140 vaisseaux sont actuellement autorisés à pêcher dans les eaux territoriales de la Sierra Leone ; presque la moitié appartiennent à des sociétés chinoises et 40 % appartiennent à des sociétés basées dans l’Union européenne selon Greenpeace, l’organisme mondial de conservation. Puisqu’une grande partie de la prise est exportée, la Sierra Leone obtient peu d’avantages des poissons pêchés dans ses eaux.
En mai dernier, le ministère des Pêcheries et des Ressources maritimes a déclaré dans une annonce de presse que le gouvernement « désirait » un port de pêche depuis les années soixante-dix. Le port créera aussi des emplois, augmentera les stocks de poissons, améliorera la capacité d’exportation du pays et inclura une composante de gestion des déchets, selon l’annonce de presse qui n’a fourni aucun détail.
Les critiques du projet tels que Tommy Gbandewa, propriétaire d’une auberge écologique locale, déclarent que personne n’a effectué d’évaluation environnementale appropriée avant la signature de l’accord.
M. Gbandewa a déclaré à l’Agence France-Presse (AFP) : « Si les Chinois viennent ici, l’environnement va puer. Les plages vont sentir mauvais. »
Le gouvernement de la Sierra Leone a démenti les rumeurs généralisées selon lesquelles le plan inclura une usine de faire de poisson, en déclarant qu’il s’agira d’un « port de pêche » permettant aux gros navires de pêche au thon et autres d’y jeter l’ancre et de transformer leur prise pour la vendre. « Les installations comprendront une composante de gestion des déchets qui permettra de recycler les déchets marins et autres pour les transformer en produits utiles », selon la déclaration écrite d’Emma Kowa-Jalloh, ministre des Pêcheries et des Ressources marines.
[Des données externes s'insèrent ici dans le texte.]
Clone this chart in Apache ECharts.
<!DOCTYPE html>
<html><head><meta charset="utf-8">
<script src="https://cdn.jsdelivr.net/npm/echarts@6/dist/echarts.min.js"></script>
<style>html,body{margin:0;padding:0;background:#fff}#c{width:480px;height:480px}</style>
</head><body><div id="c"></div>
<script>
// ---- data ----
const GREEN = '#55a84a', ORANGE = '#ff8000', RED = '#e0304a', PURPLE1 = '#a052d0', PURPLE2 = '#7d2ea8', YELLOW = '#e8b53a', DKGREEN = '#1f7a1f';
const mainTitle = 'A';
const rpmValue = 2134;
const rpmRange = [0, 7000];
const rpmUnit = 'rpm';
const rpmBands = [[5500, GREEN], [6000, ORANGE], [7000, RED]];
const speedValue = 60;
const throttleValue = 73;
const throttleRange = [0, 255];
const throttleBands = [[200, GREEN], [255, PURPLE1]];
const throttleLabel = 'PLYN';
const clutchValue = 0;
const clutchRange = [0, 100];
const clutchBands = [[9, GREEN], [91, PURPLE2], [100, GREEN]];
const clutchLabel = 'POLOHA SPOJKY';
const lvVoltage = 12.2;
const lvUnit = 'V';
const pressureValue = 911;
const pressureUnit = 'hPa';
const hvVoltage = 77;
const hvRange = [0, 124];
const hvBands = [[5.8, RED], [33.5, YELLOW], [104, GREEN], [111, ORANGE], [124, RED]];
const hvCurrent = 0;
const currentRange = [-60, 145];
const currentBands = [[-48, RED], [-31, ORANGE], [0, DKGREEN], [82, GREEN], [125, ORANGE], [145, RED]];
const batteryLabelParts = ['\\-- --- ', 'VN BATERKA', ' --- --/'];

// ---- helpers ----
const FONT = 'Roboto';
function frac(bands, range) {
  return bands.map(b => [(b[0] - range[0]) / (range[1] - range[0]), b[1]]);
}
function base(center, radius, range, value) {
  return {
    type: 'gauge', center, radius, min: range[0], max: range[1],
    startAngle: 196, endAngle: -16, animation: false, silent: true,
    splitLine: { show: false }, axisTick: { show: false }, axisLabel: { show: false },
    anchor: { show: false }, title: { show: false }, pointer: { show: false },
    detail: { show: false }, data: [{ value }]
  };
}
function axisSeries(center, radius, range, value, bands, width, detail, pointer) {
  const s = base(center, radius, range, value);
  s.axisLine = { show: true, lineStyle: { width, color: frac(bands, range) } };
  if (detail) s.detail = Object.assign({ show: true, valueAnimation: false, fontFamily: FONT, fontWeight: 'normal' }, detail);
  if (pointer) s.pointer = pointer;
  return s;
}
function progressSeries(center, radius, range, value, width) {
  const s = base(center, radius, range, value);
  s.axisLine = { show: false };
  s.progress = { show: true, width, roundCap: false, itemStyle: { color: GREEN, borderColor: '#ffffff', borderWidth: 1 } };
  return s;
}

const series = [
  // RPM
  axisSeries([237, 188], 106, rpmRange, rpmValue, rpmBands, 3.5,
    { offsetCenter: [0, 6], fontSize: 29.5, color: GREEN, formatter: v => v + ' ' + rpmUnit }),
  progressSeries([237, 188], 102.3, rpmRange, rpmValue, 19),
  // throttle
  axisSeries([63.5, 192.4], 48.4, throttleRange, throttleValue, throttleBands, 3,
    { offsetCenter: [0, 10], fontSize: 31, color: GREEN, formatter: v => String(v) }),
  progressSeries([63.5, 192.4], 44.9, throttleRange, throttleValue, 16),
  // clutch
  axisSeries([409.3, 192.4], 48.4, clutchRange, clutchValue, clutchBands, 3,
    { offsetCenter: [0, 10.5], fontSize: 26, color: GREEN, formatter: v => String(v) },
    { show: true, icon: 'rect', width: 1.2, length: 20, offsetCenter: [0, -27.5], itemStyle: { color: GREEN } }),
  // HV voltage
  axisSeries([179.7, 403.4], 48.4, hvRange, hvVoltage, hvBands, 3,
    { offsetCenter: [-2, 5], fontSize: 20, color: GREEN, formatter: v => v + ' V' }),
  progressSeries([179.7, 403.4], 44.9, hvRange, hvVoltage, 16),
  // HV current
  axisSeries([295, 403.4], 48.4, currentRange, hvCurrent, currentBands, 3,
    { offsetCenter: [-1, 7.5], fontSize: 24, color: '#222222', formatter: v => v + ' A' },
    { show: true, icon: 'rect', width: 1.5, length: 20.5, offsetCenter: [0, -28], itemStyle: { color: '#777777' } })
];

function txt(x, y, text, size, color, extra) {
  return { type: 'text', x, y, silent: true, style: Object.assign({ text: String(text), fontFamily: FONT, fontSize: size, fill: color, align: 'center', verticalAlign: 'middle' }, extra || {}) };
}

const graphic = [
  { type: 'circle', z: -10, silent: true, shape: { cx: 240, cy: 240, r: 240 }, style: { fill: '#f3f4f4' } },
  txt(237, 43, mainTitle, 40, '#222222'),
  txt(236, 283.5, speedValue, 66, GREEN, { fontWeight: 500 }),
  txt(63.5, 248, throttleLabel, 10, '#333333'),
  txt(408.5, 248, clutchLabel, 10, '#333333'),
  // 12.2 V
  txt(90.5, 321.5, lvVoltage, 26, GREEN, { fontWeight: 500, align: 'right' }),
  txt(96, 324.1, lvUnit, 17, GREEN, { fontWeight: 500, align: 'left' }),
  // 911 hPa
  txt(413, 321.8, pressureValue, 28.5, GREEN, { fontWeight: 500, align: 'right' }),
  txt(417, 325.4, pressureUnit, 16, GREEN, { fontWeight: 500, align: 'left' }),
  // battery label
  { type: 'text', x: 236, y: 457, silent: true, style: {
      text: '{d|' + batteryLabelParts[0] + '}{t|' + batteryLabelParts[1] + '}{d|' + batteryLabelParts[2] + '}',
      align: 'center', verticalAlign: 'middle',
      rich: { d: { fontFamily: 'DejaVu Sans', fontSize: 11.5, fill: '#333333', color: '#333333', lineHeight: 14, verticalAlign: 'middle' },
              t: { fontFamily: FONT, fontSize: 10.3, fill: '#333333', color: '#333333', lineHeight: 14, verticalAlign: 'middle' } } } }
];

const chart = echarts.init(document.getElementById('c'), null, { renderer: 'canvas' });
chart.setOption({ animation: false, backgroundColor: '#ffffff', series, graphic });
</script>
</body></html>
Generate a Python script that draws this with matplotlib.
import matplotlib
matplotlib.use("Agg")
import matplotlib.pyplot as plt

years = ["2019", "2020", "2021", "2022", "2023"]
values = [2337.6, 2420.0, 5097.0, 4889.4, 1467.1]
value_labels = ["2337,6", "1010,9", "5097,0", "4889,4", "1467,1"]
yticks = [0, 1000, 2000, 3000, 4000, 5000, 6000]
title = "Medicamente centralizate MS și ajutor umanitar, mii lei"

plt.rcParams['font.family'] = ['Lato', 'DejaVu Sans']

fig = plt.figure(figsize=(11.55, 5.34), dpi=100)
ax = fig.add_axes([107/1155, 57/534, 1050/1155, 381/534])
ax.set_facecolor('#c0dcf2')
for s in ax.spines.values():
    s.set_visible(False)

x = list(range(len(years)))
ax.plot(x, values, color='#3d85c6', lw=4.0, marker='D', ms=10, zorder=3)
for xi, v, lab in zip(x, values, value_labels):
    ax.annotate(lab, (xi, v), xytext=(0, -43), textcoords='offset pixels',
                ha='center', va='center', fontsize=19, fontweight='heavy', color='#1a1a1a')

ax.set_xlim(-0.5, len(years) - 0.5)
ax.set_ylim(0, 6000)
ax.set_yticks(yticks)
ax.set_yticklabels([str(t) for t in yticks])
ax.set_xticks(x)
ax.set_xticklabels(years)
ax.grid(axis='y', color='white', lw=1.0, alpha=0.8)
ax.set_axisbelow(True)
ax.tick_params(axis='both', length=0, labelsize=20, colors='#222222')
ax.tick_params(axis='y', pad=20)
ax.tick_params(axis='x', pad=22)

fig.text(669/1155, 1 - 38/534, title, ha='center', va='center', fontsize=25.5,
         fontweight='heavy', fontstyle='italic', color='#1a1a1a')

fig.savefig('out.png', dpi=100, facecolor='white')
Les usines de faire de poisson sont considérées comme un fléau dans la région du golfe de Guinée à cause de leurs effets nuisibles sur les écosystèmes locaux et l’environnement. Elles offrent aussi peu d’emplois et des bas salaires aux résidents locaux.
Deux groupes d’experts juridiques ont écrit au gouvernement en exigeant d’examiner les études d’évaluation de l’impact écologique, et Green Scenery, organisation non gouvernementale écologique locale, a exhorté le gouvernement à annuler le projet.
« Black Johnson est la seule destination de tourisme écologique qui existe encore à Freetown ; nous devons la protéger », déclare à l’AFP Joseph Rahall, directeur exécutif du groupe.
D’autres craignent que le port n’encourage encore plus la pêche illégale, non déclarée et non réglementée (IUU), qui coûte 29 millions de dollars par an à la Sierra Leone. Environ 75 % des incidents IUU dans le pays sont liés à la Chine, selon les estimations de China Dialogue Ocean.
Comme d’autres pays d’Afrique de l’Ouest, la Sierra Leone a depuis des années des difficultés pour limiter la pêche IUU. En mars dernier, la Marine sierraléonaise, avec l’aide de Sea Shepherd Global, a arrêté sur une période de deux jours cinq chalutiers, y compris deux battant pavillon chinois, pour pêche illégale.
Le président sierraléonais Julius Bio a reconnu que le projet faisait partie de l’initiative chinoise de la Nouvelle route de la soie (BRI) dont le but est de développer le commerce par la construction de routes, ports, barrages et voies ferrées en Afrique et ailleurs. Les accords financiers de l’initiative sont bien connus pour être opaques, et peu de détails sont publiés.